Suspects mowed down by police

March 21, 2008 In one video from June 2007, Lance Cpl. Steven C. Garren can be seen chasing a fleeing suspect down a darkened street, using his police cruiser to knock the man to the pavement.

The man, who is black, flips over the car's hood and into high grass on the roadside.

"Yeah, I hit him. I was trying to hit him," Garren, who is white, can be heard telling another trooper later on the tape.

In another incident in April 2007, Lance Cpl. Alexander Richardson plowed across a neighborhood sidewalk with a playground mere feet away. Again the white cop used his car to bump the black man. The man stumbles when hit and then continues to run.

At one point another man and a small child can be seen on the same video jumping for cover from the police vehicle.

On average, 300 deaths occur each year, as the result of approximately 30,000 police chases, according to the National Highway Traffic Safety Administration. Nobody died in the South Carolina incidents, but the recently released videos have sparked outrage.

"This type of renegade and 'Rambo' policing should not be allowed by any agency. … Even with the cameras there is no respect for the law," said Lonnie Randolph Jr., from the South Carolina NAACP.

The South Carolina Department of Public Safety says it doesn't condone this conduct and welcomes any investigation.

"If there is a federal investigation, as has been mentioned, it will prove beyond a shadow of a doubt that there is no systemic misconduct in the patrol. There was a problem, we dealt with it," said Sid Gaulden of the South Carolina Department of Public Safety.

The Associated Press reports that disciplinary records show that troopers involved have been punished. Garren received a three-day suspension, which he has appealed. Richardson was reprimanded and completed a stress management course.

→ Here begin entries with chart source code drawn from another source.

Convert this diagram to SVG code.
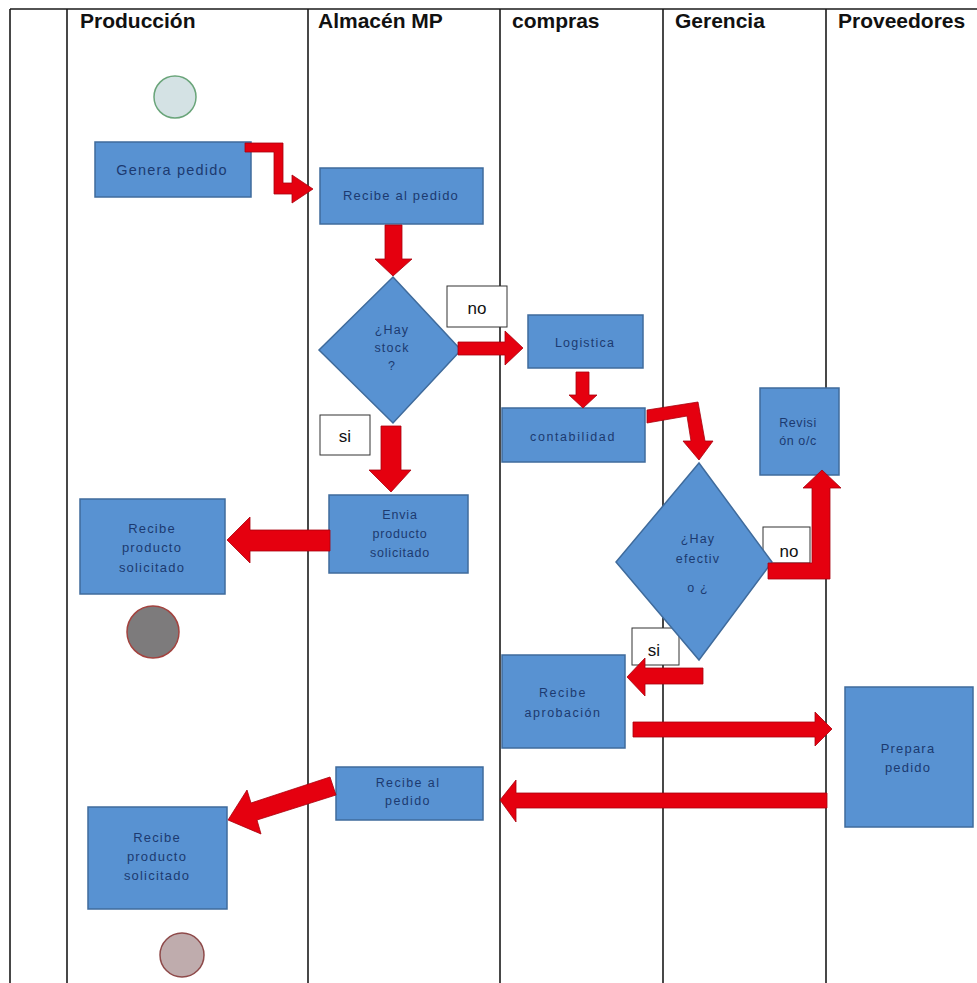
<svg xmlns="http://www.w3.org/2000/svg" width="977" height="983" viewBox="0 0 977 983">
<style>
.lane{stroke:#1a1a1a;stroke-width:1.6;fill:none}
.hdr{font-family:"Liberation Sans",Arial,sans-serif;font-weight:bold;font-size:21px;fill:#111}
.box{fill:#5892d2;stroke:#3f6b9c;stroke-width:1.5}
.t{font-family:"Liberation Sans",Arial,sans-serif;font-size:12.5px;fill:#1c3a70;text-anchor:middle;letter-spacing:1.2px}
.lbl{fill:#fff;stroke:#333;stroke-width:1}
.lt{font-family:"Liberation Sans",Arial,sans-serif;font-size:17px;fill:#111;text-anchor:middle}
.arr{fill:#e5000f;stroke:#a8000c;stroke-width:0.8;stroke-linejoin:miter}
</style>
<rect width="977" height="983" fill="#fff"/>
<g id="lanes">
<line class="lane" x1="10" y1="9" x2="977" y2="9"/>
<line class="lane" x1="10" y1="9" x2="10" y2="983"/>
<line class="lane" x1="67" y1="9" x2="67" y2="983"/>
<line class="lane" x1="308" y1="9" x2="308" y2="983"/>
<line class="lane" x1="500" y1="9" x2="500" y2="983"/>
<line class="lane" x1="663" y1="9" x2="663" y2="983"/>
<line class="lane" x1="826" y1="9" x2="826" y2="983"/>
<text class="hdr" x="80" y="28">Producción</text>
<text class="hdr" x="318" y="28">Almacén MP</text>
<text class="hdr" x="512" y="28">compras</text>
<text class="hdr" x="675" y="28">Gerencia</text>
<text class="hdr" x="838" y="28">Proveedores</text>
</g>
<g id="labels">
<g id="lbl-no1"><rect class="lbl" x="447" y="286" width="60" height="41"/><text class="lt" x="477" y="314">no</text></g>
<g id="lbl-si1"><rect class="lbl" x="320" y="415" width="50" height="40"/><text class="lt" x="345" y="442">si</text></g>
<g id="lbl-no2"><rect class="lbl" x="763" y="527" width="47" height="36"/><text class="lt" x="789" y="557">no</text></g>
<g id="lbl-si2"><rect class="lbl" x="632" y="628" width="47" height="37"/><text class="lt" x="654" y="656">si</text></g>
</g>
<g id="start"><circle cx="175" cy="97" r="21" fill="#d4e2e4" stroke="#6aa57a" stroke-width="1.5"/></g>
<g id="genera"><rect class="box" x="95" y="142" width="156" height="55"/><text class="t" x="172" y="175" style="font-size:14.5px">Genera pedido</text></g>
<g id="recibe-pedido"><rect class="box" x="320" y="168" width="163" height="56"/><text class="t" x="401" y="200" style="font-size:13px">Recibe al pedido</text></g>
<g id="hay-stock"><polygon class="box" points="393,277 461,350 393,423 319,350"/>
<text class="t" x="392" y="334">¿Hay</text><text class="t" x="392" y="352">stock</text><text class="t" x="392" y="370">?</text></g>
<g id="logistica"><rect class="box" x="528" y="315" width="115" height="53"/><text class="t" x="585" y="347">Logistica</text></g>
<g id="contabilidad"><rect class="box" x="502" y="408" width="143" height="54"/><text class="t" x="573" y="441" style="letter-spacing:1.6px">contabilidad</text></g>
<g id="envia"><rect class="box" x="329" y="495" width="139" height="78"/>
<text class="t" x="400" y="519" style="letter-spacing:0.8px">Envia</text><text class="t" x="400" y="538" style="letter-spacing:0.8px">producto</text><text class="t" x="400" y="557" style="letter-spacing:0.8px">solicitado</text></g>
<g id="recibe-prod-1"><rect class="box" x="80" y="499" width="145" height="95"/>
<text class="t" x="152" y="533" style="font-size:13px">Recibe</text><text class="t" x="152" y="552" style="font-size:13px">producto</text><text class="t" x="152" y="572" style="font-size:13px">solicitado</text></g>
<g id="end1"><circle cx="153" cy="632" r="26" fill="#7d7b7c" stroke="#a3433f" stroke-width="1.5"/></g>
<g id="revision"><rect class="box" x="760" y="388" width="79" height="87"/>
<text class="t" x="798" y="427" style="letter-spacing:0.6px">Revisi</text><text class="t" x="798" y="445" style="letter-spacing:0.6px">ón o/c</text></g>
<g id="hay-efectivo"><polygon class="box" points="699,463 772,562 699,660 616,562"/>
<text class="t" x="698" y="543">¿Hay</text><text class="t" x="698" y="563">efectiv</text><text class="t" x="698" y="592">o ¿</text></g>
<g id="recibe-aprob"><rect class="box" x="502" y="655" width="123" height="93"/>
<text class="t" x="563" y="697" style="letter-spacing:1.5px">Recibe</text><text class="t" x="563" y="717" style="letter-spacing:1.5px">aprobación</text></g>
<g id="prepara"><rect class="box" x="845" y="687" width="128" height="140"/>
<text class="t" x="908" y="753" style="font-size:13px">Prepara</text><text class="t" x="908" y="772" style="font-size:13px">pedido</text></g>
<g id="recibe-pedido-2"><rect class="box" x="336" y="767" width="147" height="53"/>
<text class="t" x="408" y="787" style="letter-spacing:1.4px">Recibe al</text><text class="t" x="408" y="805" style="letter-spacing:1.4px">pedido</text></g>
<g id="recibe-prod-2"><rect class="box" x="88" y="807" width="139" height="102"/>
<text class="t" x="157" y="842" style="font-size:13px">Recibe</text><text class="t" x="157" y="861" style="font-size:13px">producto</text><text class="t" x="157" y="880" style="font-size:13px">solicitado</text></g>
<g id="end2"><circle cx="182" cy="955" r="22" fill="#bfacad" stroke="#8e4a4a" stroke-width="1.5"/></g>
<g id="connectors">
<polygon class="arr" points="245,143 283,143 283,183 292,183 292,175 313,189 292,203 292,194 274,194 274,152 245,152"/>
<polygon class="arr" points="385,225 402,225 402,259 412,259 393,276 375,259 385,259"/>
<polygon class="arr" points="458,342 505,342 505,331 523,348 505,365 505,355 458,355"/>
<polygon class="arr" points="576,372 589,372 589,395 597,395 583,408 569,395 576,395"/>
<polygon class="arr" points="381,426 401,426 401,470 411,470 391,492 369,470 381,470"/>
<polygon class="arr" points="330,530 250,530 250,517 227,540 250,563 250,551 330,551"/>
<polygon class="arr" points="647,410 698,402 705,441 713,441 699,460 683,441 691,441 687,416 647,423"/>
<polygon class="arr" points="768,563 812,563 812,488 803,488 822,470 841,488 830,488 830,579 768,579"/>
<polygon class="arr" points="703,668 645,668 645,658 627,677 645,696 645,684 703,684"/>
<polygon class="arr" points="633,722 815,722 815,712 832,729 815,746 815,737 633,737"/>
<polygon class="arr" points="827,793 516,793 516,780 500,800 516,822 516,808 827,808"/>
<polygon class="arr" points="330,777 251,803 247,790 228,820 261,834 257,820 336,795"/>
</g>
</svg>
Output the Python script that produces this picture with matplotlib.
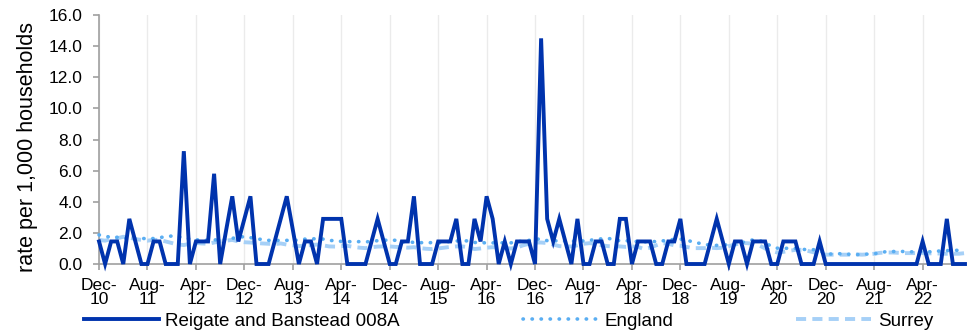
#!/usr/bin/env python3
import matplotlib
matplotlib.use("Agg")
import matplotlib.pyplot as plt
import numpy as np

plt.rcParams['font.family'] = ['Liberation Sans', 'DejaVu Sans']

# monthly values, Dec-10 .. Nov-22 (one row per Dec..Nov year)
reigate = [
    1.45, 0, 1.45, 1.45, 0, 2.9, 1.45, 0, 0, 1.45, 1.45, 0,
    0, 0, 7.25, 0, 1.45, 1.45, 1.45, 5.8, 0, 2.2, 4.35, 1.45,
    2.9, 4.35, 0, 0, 0, 1.45, 2.9, 4.35, 2.2, 0, 1.45, 1.45,
    0, 2.9, 2.9, 2.9, 2.9, 0, 0, 0, 0, 1.45, 2.9, 1.45,
    0, 0, 1.45, 1.45, 4.35, 0, 0, 0, 1.45, 1.45, 1.45, 2.9,
    0, 0, 2.9, 1.45, 4.35, 2.9, 0, 1.45, 0, 1.45, 1.45, 1.45,
    0, 14.5, 2.9, 1.45, 2.9, 1.45, 0, 2.9, 0, 0, 1.45, 1.45,
    0, 0, 2.9, 2.9, 0, 1.45, 1.45, 1.45, 0, 0, 1.45, 1.45,
    2.9, 0, 0, 0, 0, 1.45, 2.9, 1.45, 0, 1.45, 1.45, 0,
    1.45, 1.45, 1.45, 0, 0, 1.45, 1.45, 1.45, 0, 0, 0, 1.45,
    0, 0, 0, 0, 0, 0, 0, 0, 0, 0, 0, 0,
    0, 0, 0, 0, 1.45, 0, 0, 0, 2.9, 0, 0, 0,
]
england = [
    1.87, 1.80, 1.70, 1.72, 1.65, 1.66, 1.62, 1.65, 1.62, 1.64, 1.70, 1.75,
    1.80, 1.78, 1.65, 1.62, 1.55, 1.55, 1.52, 1.55, 1.55, 1.58, 1.65, 1.72,
    1.76, 1.70, 1.58, 1.60, 1.52, 1.53, 1.50, 1.52, 1.50, 1.55, 1.60, 1.62,
    1.62, 1.60, 1.50, 1.52, 1.45, 1.45, 1.42, 1.44, 1.42, 1.45, 1.50, 1.52,
    1.55, 1.52, 1.42, 1.45, 1.38, 1.38, 1.35, 1.38, 1.36, 1.40, 1.45, 1.48,
    1.50, 1.48, 1.38, 1.40, 1.34, 1.36, 1.34, 1.38, 1.36, 1.42, 1.48, 1.52,
    1.58, 1.62, 1.50, 1.52, 1.45, 1.48, 1.46, 1.50, 1.48, 1.52, 1.58, 1.62,
    1.64, 1.60, 1.48, 1.50, 1.45, 1.45, 1.42, 1.45, 1.44, 1.48, 1.55, 1.58,
    1.60, 1.55, 1.42, 1.34, 1.30, 1.17, 1.20, 1.22, 1.23, 1.25, 1.35, 1.48,
    1.55, 1.52, 1.35, 1.15, 1.02, 1.00, 1.02, 1.00, 0.95, 0.92, 0.92, 0.85,
    0.66, 0.64, 0.66, 0.66, 0.62, 0.60, 0.62, 0.64, 0.66, 0.72, 0.80, 0.80,
    0.82, 0.80, 0.78, 0.80, 0.80, 0.78, 0.82, 0.84, 0.86, 0.88, 0.88, 0.90,
]
surrey = [
    1.55, 1.50, 1.60, 1.65, 1.75, 1.70, 1.60, 1.55, 1.50, 1.55, 1.55, 1.45,
    1.35, 1.25, 1.22, 1.30, 1.35, 1.32, 1.30, 1.38, 1.45, 1.50, 1.55, 1.45,
    1.40, 1.38, 1.35, 1.32, 1.30, 1.28, 1.32, 1.25, 1.20, 1.15, 1.18, 1.22,
    1.25, 1.20, 1.13, 1.12, 1.15, 1.17, 1.10, 1.05, 1.02, 1.08, 1.12, 1.13,
    1.13, 1.10, 1.08, 1.05, 1.08, 1.02, 0.98, 0.96, 1.00, 1.05, 1.10, 1.13,
    1.13, 1.08, 0.96, 1.00, 1.05, 1.08, 1.06, 1.02, 1.00, 1.05, 1.20, 1.30,
    1.38, 1.38, 1.35, 1.25, 1.15, 1.12, 1.13, 1.20, 1.30, 1.34, 1.30, 1.20,
    1.15, 1.13, 1.13, 1.10, 1.13, 1.10, 0.96, 1.05, 1.20, 1.34, 1.30, 1.20,
    1.17, 1.10, 1.02, 1.02, 1.02, 1.05, 1.02, 1.05, 1.15, 1.25, 1.34, 1.34,
    1.30, 1.20, 1.00, 0.85, 0.74, 0.78, 0.85, 0.91, 0.91, 0.85, 0.75, 0.65,
    0.60, 0.60, 0.60, 0.60, 0.60, 0.62, 0.60, 0.62, 0.66, 0.72, 0.74, 0.74,
    0.72, 0.70, 0.70, 0.70, 0.70, 0.68, 0.70, 0.66, 0.66, 0.66, 0.66, 0.70,
]
tick_labels = ['Dec-\n10', 'Aug-\n11', 'Apr-\n12', 'Dec-\n12', 'Aug-\n13', 'Apr-\n14',
               'Dec-\n14', 'Aug-\n15', 'Apr-\n16', 'Dec-\n16', 'Aug-\n17', 'Apr-\n18',
               'Dec-\n18', 'Aug-\n19', 'Apr-\n20', 'Dec-\n20', 'Aug-\n21', 'Apr-\n22']

narrow = ['Liberation Sans Narrow', 'Liberation Sans']
x = np.arange(len(reigate))

fig = plt.figure(figsize=(9.72, 3.35), dpi=100)
ax = fig.add_axes([0.1019, 0.2119, 0.8909, 0.7433])

ax.plot(x, reigate, color='#0033AD', lw=2.8, solid_joinstyle='miter',
        label='Reigate and Banstead 008A', clip_on=False, zorder=4)
ax.plot(x, england, color='#5AAEF2', lw=2.6, linestyle=(0, (0.1, 2.4)),
        dash_capstyle='round', label='England', clip_on=False, zorder=3)
ax.plot(x, surrey, color='#A6D0F7', lw=2.8, linestyle=(0, (2.6, 1.6)),
        label='Surrey', clip_on=False, zorder=2)

ax.set_xlim(0, len(reigate) - 1)
ax.set_ylim(0, 16)
ax.set_yticks(np.arange(0, 17, 2))
ax.set_yticklabels(['%.1f' % v for v in np.arange(0, 17, 2)], fontsize=12.5)
ax.set_xticks(x[::8])
ax.set_xticklabels(tick_labels, fontsize=12.5, linespacing=0.95, family=narrow)
ax.set_ylabel('rate per 1,000 households', fontsize=15.5)
ax.yaxis.set_label_coords(-0.07, 0.47)

ax.grid(axis='x', color='#EBEBEB', lw=1)
ax.set_axisbelow(True)
for s in ['top', 'right']:
    ax.spines[s].set_visible(False)
for s in ['left', 'bottom']:
    ax.spines[s].set_color('#A0A0A0')
    ax.spines[s].set_linewidth(1.2)
ax.tick_params(axis='both', colors='#A0A0A0', labelcolor='black', length=4, width=1.2)
ax.tick_params(axis='y', pad=8)
ax.tick_params(axis='x', pad=6)

leg = fig.legend(loc='lower center', bbox_to_anchor=(0.523, -0.035), ncol=3, frameon=False,
                 handlelength=4.0, handletextpad=0.35, columnspacing=6.55,
                 prop={'family': narrow, 'size': 13.5})

fig.savefig('out.png', dpi=100)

The investigation comes just weeks after two leaders of the agency resigned because of a furor over a trooper's use of a racial slur.

In February, the South Carolina Department of Public Safety released videos that showed abuse of black suspects by troopers. One white Greenwood County trooper was caught on tape yelling at a black suspect, "You better run, n-word. I'm fixin' to kill you."

Public Safety Director James K. Schweitzer and Highway Patrol Col. Russell Roark resigned after the release of the Greenwood County video under pressure from Gov. Mark Sanford days later.